----- SUPPLIED MATERIAL -----

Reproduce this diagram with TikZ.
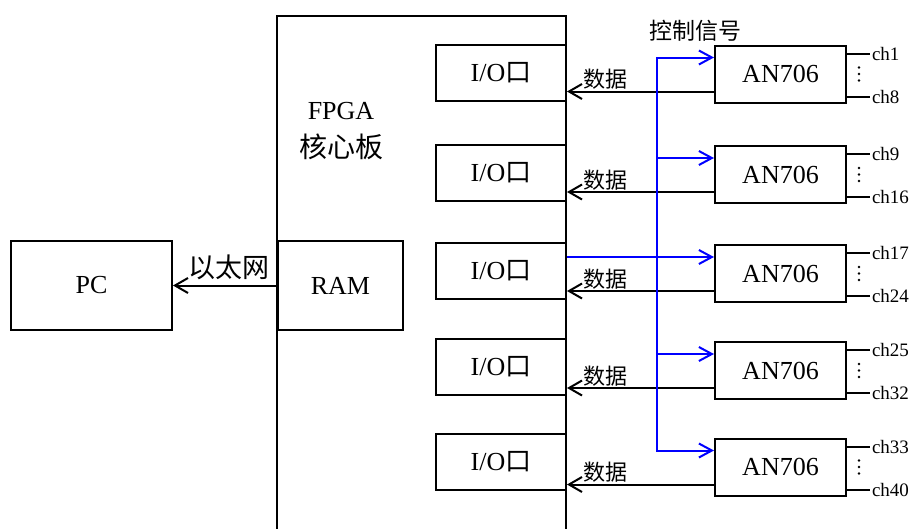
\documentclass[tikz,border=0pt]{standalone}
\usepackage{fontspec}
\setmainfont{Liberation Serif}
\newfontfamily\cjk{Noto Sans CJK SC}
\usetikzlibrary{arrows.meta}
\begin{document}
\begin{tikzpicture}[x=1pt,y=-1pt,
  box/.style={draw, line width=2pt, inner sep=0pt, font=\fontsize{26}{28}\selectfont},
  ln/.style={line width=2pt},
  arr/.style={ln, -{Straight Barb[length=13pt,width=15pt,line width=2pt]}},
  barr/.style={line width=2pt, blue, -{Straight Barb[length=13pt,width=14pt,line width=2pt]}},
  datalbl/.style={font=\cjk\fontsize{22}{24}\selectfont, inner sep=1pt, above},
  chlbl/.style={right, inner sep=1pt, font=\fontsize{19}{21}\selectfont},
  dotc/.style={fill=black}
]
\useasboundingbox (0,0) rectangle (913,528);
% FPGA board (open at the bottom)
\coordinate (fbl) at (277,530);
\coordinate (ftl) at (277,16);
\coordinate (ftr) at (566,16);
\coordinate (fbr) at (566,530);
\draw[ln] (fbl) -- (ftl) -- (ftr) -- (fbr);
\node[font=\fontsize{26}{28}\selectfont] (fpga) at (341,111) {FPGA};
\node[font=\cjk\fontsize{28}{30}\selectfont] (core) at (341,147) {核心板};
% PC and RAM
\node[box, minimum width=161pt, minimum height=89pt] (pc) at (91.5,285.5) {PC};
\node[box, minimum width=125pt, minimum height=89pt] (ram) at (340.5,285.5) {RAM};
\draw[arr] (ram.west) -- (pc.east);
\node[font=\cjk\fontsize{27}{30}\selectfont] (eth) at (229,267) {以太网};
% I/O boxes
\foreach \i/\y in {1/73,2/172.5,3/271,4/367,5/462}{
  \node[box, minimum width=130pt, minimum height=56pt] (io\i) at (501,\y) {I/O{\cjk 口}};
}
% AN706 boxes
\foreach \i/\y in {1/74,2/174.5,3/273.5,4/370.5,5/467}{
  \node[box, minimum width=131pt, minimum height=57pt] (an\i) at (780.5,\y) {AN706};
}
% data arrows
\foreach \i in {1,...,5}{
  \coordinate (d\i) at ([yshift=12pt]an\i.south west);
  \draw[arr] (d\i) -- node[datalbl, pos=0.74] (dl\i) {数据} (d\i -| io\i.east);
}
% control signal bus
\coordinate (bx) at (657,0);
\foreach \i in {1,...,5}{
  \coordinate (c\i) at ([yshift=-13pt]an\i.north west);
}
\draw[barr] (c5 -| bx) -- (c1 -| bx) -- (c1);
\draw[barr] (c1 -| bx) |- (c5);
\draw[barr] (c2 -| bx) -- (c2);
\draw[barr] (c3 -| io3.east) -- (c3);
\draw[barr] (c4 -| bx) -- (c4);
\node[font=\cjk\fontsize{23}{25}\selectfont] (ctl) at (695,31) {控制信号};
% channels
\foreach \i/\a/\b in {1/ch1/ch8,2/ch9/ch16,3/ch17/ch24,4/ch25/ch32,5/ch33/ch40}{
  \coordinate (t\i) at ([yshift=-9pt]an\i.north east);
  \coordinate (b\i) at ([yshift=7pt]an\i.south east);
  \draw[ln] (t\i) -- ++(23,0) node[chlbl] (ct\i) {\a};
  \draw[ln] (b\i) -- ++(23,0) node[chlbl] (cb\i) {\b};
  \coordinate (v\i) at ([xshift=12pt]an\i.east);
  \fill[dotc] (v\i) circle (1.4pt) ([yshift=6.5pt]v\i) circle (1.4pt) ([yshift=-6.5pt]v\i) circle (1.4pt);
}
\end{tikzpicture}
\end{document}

-----
----- SUPPLIED MATERIAL -----

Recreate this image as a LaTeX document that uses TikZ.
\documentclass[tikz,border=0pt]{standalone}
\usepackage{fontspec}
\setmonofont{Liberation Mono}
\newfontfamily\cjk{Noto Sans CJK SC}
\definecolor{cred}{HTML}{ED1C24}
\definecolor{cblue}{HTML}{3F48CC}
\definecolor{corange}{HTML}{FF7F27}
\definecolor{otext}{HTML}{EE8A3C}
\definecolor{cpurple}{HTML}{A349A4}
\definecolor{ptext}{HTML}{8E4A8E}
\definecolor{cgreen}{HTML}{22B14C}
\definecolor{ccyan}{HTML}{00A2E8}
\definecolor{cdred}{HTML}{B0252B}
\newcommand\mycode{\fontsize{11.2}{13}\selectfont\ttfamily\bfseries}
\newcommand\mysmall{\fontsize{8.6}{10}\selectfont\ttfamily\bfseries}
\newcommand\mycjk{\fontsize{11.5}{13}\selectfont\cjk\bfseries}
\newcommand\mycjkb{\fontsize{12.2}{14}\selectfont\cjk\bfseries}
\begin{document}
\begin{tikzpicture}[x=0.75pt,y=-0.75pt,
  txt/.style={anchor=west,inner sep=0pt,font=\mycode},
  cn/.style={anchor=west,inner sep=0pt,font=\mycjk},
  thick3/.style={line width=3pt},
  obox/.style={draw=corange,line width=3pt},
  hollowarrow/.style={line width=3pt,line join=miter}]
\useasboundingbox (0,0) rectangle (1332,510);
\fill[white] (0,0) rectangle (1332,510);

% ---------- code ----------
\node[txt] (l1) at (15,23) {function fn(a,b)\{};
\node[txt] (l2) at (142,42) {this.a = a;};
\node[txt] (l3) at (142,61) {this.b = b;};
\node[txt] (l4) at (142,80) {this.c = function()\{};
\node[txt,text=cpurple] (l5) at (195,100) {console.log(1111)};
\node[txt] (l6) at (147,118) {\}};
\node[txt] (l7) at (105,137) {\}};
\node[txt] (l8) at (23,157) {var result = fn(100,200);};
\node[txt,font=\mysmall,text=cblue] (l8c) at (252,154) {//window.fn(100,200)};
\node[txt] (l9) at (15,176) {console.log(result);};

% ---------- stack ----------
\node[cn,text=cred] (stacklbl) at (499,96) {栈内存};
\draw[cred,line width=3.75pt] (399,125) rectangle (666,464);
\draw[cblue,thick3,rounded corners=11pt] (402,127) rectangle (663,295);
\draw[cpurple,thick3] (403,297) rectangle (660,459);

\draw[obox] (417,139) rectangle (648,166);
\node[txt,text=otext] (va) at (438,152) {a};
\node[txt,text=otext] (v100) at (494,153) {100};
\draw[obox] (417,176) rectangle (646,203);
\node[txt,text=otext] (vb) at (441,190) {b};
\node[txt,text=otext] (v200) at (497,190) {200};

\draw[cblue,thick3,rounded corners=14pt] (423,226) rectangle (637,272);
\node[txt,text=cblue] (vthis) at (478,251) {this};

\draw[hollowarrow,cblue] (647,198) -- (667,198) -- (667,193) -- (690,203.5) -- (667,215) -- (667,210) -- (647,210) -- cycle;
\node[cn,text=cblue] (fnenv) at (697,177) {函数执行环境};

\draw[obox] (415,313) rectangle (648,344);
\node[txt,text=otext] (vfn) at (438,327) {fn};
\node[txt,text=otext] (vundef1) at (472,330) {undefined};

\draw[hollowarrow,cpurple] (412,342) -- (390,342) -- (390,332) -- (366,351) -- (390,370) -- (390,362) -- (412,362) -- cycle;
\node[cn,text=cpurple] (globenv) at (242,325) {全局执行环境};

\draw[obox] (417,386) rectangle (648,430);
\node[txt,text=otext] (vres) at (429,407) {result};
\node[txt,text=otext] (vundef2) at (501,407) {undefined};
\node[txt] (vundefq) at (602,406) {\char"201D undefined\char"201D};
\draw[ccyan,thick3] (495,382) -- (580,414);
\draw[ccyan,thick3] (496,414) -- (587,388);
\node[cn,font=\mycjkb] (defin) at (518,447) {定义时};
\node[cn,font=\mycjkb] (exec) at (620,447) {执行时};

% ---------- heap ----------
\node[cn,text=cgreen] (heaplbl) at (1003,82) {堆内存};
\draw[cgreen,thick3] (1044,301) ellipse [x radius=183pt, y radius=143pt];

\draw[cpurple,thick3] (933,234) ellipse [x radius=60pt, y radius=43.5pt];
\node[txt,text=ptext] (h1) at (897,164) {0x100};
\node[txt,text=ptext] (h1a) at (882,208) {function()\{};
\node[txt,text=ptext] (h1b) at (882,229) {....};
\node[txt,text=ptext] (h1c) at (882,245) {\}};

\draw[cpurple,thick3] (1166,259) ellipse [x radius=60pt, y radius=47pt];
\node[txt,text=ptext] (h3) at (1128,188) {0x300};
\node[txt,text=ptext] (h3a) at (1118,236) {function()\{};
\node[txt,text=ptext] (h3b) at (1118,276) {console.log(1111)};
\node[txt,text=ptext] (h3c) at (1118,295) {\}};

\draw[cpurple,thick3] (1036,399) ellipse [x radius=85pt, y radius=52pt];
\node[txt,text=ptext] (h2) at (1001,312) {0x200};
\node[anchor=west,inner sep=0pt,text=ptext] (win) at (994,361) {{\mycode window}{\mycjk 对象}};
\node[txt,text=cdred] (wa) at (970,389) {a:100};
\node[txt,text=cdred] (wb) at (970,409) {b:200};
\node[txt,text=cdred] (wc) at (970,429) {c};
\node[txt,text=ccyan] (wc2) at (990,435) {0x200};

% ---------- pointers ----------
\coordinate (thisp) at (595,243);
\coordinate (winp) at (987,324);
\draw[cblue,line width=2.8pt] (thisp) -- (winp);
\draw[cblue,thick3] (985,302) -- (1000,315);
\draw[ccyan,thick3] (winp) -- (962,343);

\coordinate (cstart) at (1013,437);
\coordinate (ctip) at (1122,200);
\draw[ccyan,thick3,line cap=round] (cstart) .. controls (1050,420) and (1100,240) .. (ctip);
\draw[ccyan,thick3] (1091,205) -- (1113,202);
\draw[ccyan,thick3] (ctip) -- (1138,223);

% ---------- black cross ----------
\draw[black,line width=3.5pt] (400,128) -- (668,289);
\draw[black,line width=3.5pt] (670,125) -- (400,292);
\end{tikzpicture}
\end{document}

-----

- TASK GOAL -
Print the lines from the line containing "Recreate this image" to the line containing "(403,297) rectangle (660,459);", both ends included, exactly and with nothing added.

- WRITTEN RESPONSE -
Recreate this image as a LaTeX document that uses TikZ.
\documentclass[tikz,border=0pt]{standalone}
\usepackage{fontspec}
\setmonofont{Liberation Mono}
\newfontfamily\cjk{Noto Sans CJK SC}
\definecolor{cred}{HTML}{ED1C24}
\definecolor{cblue}{HTML}{3F48CC}
\definecolor{corange}{HTML}{FF7F27}
\definecolor{otext}{HTML}{EE8A3C}
\definecolor{cpurple}{HTML}{A349A4}
\definecolor{ptext}{HTML}{8E4A8E}
\definecolor{cgreen}{HTML}{22B14C}
\definecolor{ccyan}{HTML}{00A2E8}
\definecolor{cdred}{HTML}{B0252B}
\newcommand\mycode{\fontsize{11.2}{13}\selectfont\ttfamily\bfseries}
\newcommand\mysmall{\fontsize{8.6}{10}\selectfont\ttfamily\bfseries}
\newcommand\mycjk{\fontsize{11.5}{13}\selectfont\cjk\bfseries}
\newcommand\mycjkb{\fontsize{12.2}{14}\selectfont\cjk\bfseries}
\begin{document}
\begin{tikzpicture}[x=0.75pt,y=-0.75pt,
  txt/.style={anchor=west,inner sep=0pt,font=\mycode},
  cn/.style={anchor=west,inner sep=0pt,font=\mycjk},
  thick3/.style={line width=3pt},
  obox/.style={draw=corange,line width=3pt},
  hollowarrow/.style={line width=3pt,line join=miter}]
\useasboundingbox (0,0) rectangle (1332,510);
\fill[white] (0,0) rectangle (1332,510);

% ---------- code ----------
\node[txt] (l1) at (15,23) {function fn(a,b)\{};
\node[txt] (l2) at (142,42) {this.a = a;};
\node[txt] (l3) at (142,61) {this.b = b;};
\node[txt] (l4) at (142,80) {this.c = function()\{};
\node[txt,text=cpurple] (l5) at (195,100) {console.log(1111)};
\node[txt] (l6) at (147,118) {\}};
\node[txt] (l7) at (105,137) {\}};
\node[txt] (l8) at (23,157) {var result = fn(100,200);};
\node[txt,font=\mysmall,text=cblue] (l8c) at (252,154) {//window.fn(100,200)};
\node[txt] (l9) at (15,176) {console.log(result);};

% ---------- stack ----------
\node[cn,text=cred] (stacklbl) at (499,96) {栈内存};
\draw[cred,line width=3.75pt] (399,125) rectangle (666,464);
\draw[cblue,thick3,rounded corners=11pt] (402,127) rectangle (663,295);
\draw[cpurple,thick3] (403,297) rectangle (660,459);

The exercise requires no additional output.